::: Dataset excerpt :::

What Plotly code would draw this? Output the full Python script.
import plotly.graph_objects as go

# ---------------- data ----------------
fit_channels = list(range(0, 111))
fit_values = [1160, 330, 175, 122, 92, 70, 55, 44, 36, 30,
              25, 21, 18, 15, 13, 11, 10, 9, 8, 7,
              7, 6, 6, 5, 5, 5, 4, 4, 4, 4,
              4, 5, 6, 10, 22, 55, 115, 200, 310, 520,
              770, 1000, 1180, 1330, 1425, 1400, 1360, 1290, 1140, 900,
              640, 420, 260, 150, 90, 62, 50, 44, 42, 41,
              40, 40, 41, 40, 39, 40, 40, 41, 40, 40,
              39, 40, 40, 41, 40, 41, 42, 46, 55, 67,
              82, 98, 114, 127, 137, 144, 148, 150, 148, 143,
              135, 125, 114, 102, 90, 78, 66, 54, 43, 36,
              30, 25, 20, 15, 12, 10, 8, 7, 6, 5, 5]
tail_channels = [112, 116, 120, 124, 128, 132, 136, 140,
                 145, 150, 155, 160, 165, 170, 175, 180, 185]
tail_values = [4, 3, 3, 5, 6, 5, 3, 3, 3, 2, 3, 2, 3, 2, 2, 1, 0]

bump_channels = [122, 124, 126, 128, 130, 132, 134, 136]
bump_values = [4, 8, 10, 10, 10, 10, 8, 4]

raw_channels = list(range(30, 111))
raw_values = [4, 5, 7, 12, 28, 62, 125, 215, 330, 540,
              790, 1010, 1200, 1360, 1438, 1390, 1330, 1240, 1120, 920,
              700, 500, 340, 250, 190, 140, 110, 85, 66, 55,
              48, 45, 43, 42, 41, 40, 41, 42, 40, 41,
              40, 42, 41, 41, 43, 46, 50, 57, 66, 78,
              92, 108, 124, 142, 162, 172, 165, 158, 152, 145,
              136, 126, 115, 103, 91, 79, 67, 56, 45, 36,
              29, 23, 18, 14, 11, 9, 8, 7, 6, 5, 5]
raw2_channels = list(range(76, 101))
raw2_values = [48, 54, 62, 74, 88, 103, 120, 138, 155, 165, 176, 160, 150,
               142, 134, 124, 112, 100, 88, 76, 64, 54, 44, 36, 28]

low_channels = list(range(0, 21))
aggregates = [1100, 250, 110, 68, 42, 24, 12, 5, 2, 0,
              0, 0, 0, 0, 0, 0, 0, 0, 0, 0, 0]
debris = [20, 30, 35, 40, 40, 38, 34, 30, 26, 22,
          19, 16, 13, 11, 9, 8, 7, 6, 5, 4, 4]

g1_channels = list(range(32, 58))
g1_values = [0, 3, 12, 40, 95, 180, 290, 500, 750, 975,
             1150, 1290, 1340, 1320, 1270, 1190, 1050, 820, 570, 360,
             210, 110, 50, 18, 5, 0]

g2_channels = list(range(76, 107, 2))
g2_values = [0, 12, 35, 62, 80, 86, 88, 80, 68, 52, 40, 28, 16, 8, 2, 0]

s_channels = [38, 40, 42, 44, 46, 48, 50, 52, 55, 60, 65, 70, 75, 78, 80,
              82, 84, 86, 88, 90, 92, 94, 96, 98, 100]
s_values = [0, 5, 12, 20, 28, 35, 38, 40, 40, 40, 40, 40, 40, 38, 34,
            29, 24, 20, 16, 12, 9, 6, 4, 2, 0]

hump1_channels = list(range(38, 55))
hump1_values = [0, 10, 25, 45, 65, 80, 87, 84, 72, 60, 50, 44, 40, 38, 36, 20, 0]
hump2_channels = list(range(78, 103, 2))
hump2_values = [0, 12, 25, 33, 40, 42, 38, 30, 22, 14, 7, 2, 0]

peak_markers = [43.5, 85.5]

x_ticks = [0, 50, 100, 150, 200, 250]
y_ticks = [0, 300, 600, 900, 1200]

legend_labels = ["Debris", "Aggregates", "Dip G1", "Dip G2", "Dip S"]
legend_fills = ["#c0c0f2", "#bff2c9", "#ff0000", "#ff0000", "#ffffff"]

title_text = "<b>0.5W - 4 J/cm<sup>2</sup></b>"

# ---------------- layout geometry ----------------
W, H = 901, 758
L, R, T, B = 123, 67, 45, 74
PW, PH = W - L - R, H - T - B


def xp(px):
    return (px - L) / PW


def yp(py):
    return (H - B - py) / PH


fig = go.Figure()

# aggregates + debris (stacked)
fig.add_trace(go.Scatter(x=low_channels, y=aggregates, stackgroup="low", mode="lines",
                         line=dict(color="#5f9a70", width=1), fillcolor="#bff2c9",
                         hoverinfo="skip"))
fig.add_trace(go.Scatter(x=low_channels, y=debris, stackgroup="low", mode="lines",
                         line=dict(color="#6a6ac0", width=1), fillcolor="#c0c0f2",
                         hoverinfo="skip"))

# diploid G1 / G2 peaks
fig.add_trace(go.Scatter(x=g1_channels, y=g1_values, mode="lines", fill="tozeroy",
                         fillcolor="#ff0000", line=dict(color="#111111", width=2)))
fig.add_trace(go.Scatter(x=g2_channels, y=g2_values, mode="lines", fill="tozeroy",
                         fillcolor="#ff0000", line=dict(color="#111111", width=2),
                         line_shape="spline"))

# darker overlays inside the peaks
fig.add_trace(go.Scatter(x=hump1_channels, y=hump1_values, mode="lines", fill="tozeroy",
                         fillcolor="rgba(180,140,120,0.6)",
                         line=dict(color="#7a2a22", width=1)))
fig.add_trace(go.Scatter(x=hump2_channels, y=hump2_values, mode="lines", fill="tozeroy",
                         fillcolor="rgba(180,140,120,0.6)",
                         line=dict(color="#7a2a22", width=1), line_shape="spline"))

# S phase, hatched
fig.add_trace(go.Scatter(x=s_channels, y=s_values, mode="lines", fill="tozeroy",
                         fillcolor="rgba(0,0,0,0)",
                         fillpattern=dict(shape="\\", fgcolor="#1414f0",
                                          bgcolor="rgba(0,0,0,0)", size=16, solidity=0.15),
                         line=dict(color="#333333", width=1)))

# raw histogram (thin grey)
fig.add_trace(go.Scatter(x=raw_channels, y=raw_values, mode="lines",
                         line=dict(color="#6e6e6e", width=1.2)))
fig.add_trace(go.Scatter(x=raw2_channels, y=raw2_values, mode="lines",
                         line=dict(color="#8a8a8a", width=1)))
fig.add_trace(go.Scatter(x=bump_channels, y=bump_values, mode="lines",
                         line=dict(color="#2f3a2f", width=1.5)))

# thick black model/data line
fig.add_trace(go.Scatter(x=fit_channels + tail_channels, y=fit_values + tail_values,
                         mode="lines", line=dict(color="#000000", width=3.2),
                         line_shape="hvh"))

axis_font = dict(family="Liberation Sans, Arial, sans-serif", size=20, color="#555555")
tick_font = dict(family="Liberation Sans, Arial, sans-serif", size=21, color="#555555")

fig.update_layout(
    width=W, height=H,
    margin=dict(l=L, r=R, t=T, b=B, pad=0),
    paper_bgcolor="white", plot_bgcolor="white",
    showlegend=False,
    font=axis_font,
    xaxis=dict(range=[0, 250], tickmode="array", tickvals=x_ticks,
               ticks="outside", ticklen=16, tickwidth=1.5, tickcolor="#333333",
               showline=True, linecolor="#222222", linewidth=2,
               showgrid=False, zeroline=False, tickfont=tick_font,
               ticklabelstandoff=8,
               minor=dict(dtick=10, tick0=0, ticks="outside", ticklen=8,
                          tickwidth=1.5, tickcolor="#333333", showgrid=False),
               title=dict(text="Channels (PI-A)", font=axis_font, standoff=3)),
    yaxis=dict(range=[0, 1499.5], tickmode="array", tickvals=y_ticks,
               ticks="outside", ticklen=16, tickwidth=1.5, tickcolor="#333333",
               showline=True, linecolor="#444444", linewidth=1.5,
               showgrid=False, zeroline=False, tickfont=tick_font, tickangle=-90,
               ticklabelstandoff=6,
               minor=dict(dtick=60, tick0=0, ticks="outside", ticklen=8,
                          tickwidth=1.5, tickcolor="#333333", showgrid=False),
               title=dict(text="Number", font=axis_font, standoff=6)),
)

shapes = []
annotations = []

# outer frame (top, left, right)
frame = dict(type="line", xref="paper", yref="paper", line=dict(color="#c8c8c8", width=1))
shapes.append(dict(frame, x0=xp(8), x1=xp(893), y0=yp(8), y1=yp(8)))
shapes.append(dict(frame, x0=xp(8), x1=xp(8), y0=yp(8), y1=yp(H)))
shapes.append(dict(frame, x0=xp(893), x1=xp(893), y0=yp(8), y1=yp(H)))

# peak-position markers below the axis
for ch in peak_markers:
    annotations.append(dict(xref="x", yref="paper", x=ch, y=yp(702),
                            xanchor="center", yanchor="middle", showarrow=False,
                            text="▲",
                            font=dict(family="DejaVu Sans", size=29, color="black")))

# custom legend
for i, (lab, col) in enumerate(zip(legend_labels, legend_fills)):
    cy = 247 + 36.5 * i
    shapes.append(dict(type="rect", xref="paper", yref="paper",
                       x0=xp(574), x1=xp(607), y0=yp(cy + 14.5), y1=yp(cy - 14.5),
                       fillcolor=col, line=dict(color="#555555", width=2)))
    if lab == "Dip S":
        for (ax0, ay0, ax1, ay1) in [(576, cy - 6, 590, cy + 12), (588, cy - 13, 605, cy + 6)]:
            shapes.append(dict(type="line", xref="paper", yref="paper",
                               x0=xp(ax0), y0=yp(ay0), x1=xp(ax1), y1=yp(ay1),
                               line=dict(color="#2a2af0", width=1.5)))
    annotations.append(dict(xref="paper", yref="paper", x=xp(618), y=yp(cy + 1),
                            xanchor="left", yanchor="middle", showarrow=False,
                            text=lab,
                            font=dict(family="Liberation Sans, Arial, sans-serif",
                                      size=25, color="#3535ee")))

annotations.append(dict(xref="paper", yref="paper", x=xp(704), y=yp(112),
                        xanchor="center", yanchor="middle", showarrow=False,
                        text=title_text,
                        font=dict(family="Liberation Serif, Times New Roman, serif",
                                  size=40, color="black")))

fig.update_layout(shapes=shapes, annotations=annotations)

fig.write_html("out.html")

:::

> **Work to complete**
Copy, please, exactly the lines that start at the first line of the data and end at the line containing "bump_values = [4, 8, 10, 10, 10, 10, 8, 4]", both kept and no others.

> **Output of the exercise**
What Plotly code would draw this? Output the full Python script.
import plotly.graph_objects as go

# ---------------- data ----------------
fit_channels = list(range(0, 111))
fit_values = [1160, 330, 175, 122, 92, 70, 55, 44, 36, 30,
              25, 21, 18, 15, 13, 11, 10, 9, 8, 7,
              7, 6, 6, 5, 5, 5, 4, 4, 4, 4,
              4, 5, 6, 10, 22, 55, 115, 200, 310, 520,
              770, 1000, 1180, 1330, 1425, 1400, 1360, 1290, 1140, 900,
              640, 420, 260, 150, 90, 62, 50, 44, 42, 41,
              40, 40, 41, 40, 39, 40, 40, 41, 40, 40,
              39, 40, 40, 41, 40, 41, 42, 46, 55, 67,
              82, 98, 114, 127, 137, 144, 148, 150, 148, 143,
              135, 125, 114, 102, 90, 78, 66, 54, 43, 36,
              30, 25, 20, 15, 12, 10, 8, 7, 6, 5, 5]
tail_channels = [112, 116, 120, 124, 128, 132, 136, 140,
                 145, 150, 155, 160, 165, 170, 175, 180, 185]
tail_values = [4, 3, 3, 5, 6, 5, 3, 3, 3, 2, 3, 2, 3, 2, 2, 1, 0]

bump_channels = [122, 124, 126, 128, 130, 132, 134, 136]
bump_values = [4, 8, 10, 10, 10, 10, 8, 4]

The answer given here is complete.